Massimo Bosetti muratore carpentiere di Mapello, accusato dell’omicidio di Yara Gambiraso, la ginnasta 13enne, non sono certe le dimaniche dell’omidicio, ma restano le prove del dna di Bosetti da una traccia di sangue sui legging di Yara, il furgone bianco del muratore visto dalle telecamere di sorveglianza, le fibre di tessuto sul corpo di Yara che collegano al furgone di Bosetti, la prova dei tabutali telefonici.
Ed è per questo che, dopo una requisitoria fiume, durante due udienze, la pubblica accusa chiede per l’unico imputato, Massimo Giuseppe Bossetti, l’ergastolo, con sei mesi di isolamento diurno.
Il magistrato lo accusa: «avere mentito per tutta la vita, tanto che era chiamato il Favola», Questo serve all’accusa per dire che «in questo processo ha sempre negato tutto, ma in modo inconcludente». La presunta calunnia a carico di un suo collega di lavoro, Massimo Maggioni, «serviva per accusarlo di un delitto che lui sapeva bene avere commesso». Un delitto «doloso e pluriaggravato».
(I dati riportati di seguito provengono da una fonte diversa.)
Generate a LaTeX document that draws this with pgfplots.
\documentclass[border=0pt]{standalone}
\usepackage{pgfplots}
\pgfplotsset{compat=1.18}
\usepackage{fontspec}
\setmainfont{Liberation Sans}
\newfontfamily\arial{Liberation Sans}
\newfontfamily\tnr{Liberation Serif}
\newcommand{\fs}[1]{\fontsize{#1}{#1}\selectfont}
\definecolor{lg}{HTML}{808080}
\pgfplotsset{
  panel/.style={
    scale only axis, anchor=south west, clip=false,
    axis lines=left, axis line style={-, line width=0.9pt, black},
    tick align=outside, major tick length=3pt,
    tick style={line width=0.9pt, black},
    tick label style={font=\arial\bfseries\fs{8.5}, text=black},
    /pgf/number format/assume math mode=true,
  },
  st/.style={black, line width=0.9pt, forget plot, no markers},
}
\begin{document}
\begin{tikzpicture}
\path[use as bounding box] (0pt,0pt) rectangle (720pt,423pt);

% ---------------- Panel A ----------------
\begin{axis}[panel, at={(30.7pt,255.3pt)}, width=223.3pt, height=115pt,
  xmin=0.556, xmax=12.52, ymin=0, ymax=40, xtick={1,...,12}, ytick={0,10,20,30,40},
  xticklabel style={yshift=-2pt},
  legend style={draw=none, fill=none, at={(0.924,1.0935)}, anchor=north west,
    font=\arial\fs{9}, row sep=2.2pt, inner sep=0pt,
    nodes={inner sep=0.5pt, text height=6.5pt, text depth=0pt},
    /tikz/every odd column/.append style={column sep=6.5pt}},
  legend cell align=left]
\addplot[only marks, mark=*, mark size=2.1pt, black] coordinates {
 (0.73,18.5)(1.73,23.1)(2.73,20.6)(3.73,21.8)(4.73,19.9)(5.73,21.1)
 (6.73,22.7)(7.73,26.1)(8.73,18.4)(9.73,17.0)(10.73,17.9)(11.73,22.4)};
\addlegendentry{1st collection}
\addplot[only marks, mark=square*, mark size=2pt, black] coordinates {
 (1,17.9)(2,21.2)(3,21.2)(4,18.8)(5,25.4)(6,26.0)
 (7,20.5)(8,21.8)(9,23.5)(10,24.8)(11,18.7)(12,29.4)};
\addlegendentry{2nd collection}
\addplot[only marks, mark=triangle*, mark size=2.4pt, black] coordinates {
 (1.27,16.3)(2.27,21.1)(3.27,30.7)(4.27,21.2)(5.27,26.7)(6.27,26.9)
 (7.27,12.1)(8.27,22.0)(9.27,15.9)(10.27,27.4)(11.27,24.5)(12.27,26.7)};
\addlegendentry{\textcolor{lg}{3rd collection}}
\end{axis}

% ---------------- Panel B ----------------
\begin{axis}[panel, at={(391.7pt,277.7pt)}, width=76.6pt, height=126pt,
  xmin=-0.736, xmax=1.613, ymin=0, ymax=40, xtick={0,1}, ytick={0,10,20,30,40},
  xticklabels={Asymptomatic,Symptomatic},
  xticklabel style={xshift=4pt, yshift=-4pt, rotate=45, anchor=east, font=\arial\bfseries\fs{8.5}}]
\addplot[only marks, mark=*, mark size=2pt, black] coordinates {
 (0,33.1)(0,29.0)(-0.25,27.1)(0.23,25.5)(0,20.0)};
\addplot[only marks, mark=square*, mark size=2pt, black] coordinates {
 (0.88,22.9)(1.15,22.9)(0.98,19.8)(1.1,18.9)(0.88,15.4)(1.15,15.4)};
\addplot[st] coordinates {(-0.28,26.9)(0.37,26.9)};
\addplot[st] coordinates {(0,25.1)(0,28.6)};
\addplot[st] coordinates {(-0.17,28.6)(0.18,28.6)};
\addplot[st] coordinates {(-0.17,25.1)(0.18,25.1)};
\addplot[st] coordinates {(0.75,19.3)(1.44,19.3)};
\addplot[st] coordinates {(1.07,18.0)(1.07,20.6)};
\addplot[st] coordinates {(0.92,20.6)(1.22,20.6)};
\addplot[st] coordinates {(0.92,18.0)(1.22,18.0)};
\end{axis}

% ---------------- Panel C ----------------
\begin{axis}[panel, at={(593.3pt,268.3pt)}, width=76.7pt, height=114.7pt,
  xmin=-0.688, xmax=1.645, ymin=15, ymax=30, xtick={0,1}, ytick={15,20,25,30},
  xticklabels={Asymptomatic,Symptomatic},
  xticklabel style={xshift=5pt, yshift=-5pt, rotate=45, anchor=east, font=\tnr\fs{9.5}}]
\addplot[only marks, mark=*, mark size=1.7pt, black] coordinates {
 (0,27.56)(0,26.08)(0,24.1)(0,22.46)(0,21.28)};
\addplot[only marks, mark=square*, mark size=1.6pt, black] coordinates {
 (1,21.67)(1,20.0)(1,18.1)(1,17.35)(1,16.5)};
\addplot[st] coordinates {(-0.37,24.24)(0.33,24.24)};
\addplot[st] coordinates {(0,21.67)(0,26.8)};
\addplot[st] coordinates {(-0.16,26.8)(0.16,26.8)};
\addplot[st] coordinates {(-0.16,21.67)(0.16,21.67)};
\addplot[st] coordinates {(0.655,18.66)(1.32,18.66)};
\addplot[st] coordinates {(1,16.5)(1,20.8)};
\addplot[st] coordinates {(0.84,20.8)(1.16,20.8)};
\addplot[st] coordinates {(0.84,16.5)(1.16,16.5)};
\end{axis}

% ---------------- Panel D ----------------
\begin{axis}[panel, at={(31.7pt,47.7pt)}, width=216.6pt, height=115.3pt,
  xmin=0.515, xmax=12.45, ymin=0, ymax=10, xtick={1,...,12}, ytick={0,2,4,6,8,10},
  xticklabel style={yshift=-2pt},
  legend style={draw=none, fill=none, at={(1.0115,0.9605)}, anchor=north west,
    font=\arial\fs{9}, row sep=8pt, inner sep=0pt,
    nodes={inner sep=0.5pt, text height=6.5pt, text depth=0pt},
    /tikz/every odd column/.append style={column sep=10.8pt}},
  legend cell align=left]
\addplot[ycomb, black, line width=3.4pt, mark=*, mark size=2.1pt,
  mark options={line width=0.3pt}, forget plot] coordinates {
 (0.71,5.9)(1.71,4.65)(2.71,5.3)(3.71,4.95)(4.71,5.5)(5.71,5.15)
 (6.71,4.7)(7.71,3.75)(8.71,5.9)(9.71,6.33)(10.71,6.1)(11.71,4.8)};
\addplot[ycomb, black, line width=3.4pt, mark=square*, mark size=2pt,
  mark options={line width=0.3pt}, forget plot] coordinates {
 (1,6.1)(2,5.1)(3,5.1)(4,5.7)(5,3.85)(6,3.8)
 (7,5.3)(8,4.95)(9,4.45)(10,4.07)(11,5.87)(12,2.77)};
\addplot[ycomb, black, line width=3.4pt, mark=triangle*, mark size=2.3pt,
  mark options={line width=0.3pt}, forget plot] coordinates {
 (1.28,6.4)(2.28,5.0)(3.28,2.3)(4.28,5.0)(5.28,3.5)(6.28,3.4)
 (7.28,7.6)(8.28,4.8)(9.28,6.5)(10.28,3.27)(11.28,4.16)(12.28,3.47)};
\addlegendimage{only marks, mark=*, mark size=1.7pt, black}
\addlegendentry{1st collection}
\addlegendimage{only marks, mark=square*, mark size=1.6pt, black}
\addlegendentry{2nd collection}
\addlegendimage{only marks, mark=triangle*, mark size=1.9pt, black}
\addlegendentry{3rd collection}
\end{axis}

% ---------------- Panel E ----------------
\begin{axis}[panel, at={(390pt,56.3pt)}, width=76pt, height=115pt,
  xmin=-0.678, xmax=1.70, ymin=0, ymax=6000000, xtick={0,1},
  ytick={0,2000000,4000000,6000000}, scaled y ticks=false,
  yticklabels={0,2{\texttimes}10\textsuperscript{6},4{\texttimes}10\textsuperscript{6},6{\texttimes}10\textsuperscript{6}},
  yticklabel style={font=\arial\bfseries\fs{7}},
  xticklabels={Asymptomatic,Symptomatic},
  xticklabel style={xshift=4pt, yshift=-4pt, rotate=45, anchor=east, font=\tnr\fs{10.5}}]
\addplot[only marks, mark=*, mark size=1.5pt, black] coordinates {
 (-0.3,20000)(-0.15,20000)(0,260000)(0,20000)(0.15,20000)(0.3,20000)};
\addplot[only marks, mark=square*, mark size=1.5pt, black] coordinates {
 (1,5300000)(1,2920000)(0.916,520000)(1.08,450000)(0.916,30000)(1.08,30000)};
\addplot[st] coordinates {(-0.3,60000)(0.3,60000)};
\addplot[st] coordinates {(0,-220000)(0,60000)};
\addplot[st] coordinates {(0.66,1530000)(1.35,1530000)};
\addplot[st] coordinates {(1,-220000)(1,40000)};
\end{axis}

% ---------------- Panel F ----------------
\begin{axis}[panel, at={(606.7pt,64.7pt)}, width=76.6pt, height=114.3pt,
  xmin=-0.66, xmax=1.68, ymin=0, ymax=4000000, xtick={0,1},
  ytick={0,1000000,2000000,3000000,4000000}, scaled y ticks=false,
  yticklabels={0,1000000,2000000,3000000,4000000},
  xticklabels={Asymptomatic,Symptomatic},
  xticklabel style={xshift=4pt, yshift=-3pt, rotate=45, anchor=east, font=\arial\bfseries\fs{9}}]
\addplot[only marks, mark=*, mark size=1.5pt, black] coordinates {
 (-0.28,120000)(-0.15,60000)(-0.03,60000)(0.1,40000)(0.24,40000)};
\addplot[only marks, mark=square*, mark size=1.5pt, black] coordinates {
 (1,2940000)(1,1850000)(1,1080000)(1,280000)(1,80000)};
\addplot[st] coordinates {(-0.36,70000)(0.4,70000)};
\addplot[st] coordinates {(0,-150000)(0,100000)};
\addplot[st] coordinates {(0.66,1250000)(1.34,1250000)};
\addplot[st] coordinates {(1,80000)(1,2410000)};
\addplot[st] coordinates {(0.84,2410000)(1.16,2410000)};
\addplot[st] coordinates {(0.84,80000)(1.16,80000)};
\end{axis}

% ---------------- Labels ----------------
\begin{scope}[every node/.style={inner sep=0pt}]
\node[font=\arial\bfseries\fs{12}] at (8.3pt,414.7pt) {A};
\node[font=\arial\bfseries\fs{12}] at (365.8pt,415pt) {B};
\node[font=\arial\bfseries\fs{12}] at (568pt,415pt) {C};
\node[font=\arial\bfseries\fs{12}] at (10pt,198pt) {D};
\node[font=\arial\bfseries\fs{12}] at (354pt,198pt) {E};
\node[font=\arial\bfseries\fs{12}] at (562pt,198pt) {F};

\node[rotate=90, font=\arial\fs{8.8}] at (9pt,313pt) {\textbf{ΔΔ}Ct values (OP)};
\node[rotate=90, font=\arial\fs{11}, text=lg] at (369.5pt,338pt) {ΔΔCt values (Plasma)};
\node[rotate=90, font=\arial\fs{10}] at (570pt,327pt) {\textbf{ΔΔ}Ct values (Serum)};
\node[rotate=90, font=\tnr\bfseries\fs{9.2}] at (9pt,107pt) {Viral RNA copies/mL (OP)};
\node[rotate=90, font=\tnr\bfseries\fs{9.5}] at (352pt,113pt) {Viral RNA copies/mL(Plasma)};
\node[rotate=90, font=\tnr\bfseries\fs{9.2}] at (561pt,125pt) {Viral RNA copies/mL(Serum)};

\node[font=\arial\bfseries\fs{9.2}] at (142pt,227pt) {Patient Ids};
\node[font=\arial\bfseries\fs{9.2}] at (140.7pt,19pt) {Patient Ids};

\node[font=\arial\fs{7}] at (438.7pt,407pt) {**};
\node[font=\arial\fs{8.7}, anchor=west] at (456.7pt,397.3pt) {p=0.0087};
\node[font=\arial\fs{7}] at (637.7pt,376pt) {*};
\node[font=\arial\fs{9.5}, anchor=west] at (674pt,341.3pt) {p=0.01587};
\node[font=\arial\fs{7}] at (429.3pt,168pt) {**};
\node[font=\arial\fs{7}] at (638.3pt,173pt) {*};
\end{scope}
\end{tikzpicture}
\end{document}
«Si è voluto infliggere particolare dolore e ci si è riusciti – scandisce -: non vi è dubbio che l’omicidio sia volontario perchè abbandonandola in quel campo, si è causata volontariamente la morte» della ragazzina. «Non è possibile individuare un movente certo», ma questo argomenta Letizia Ruggeri, «non dà meno significato», ovvero non cambia nulla all’impianto dell’accusa, che richiama dalle tenebre del passato il delitto della praticante commercialista Paola Mostosi, uccisa nel 2002 sempre nella Bergamasca dal camionista Roberto Paribello, che la tramortì e la strangolò dopo averla caricata a bordo del suo camion alla fine di un’intera giornata di lavoro, ne buttò il corpo in un canale irriguo e, tornato a casa, regalò il cellulare della vittima. Vicende certo con dei risvolti diversi («ma anche Yara potrebbe essere stata tramortita», ha detto il pm) perchè Paribello, che si assunse la responsabilità del delitto pur senza mai chiarirne il movente in modo preciso, ma caratterizzate dalla stessa «incapacità di controllarsi»
Il magistrato definisce, totale incapacità di autocontrollo che spinge Bosetti a scrivere in maniera stentata le lettere hard, alla detenuta Gina, che secondo il pm tonano alla ricerca di ragazzine 13enni, questo lo prova il contenuto del suoi 2 pc sequestrati: «non è credibile siano state fatte dalla moglie di Bosetti, o non da sola, quindi sono certamente state fatte anche da lui». Da Bossetti, insomma «un tripudio di menzogne»
I suoi avvocati Claudio Salvagni e Paolo Camporini nelle prossime udienze faranno ricorso, hanno sempre creduto nell’innocenza di Massimo Bosetti e nelle prove incredibili e piene di lacune, a partire dal dna.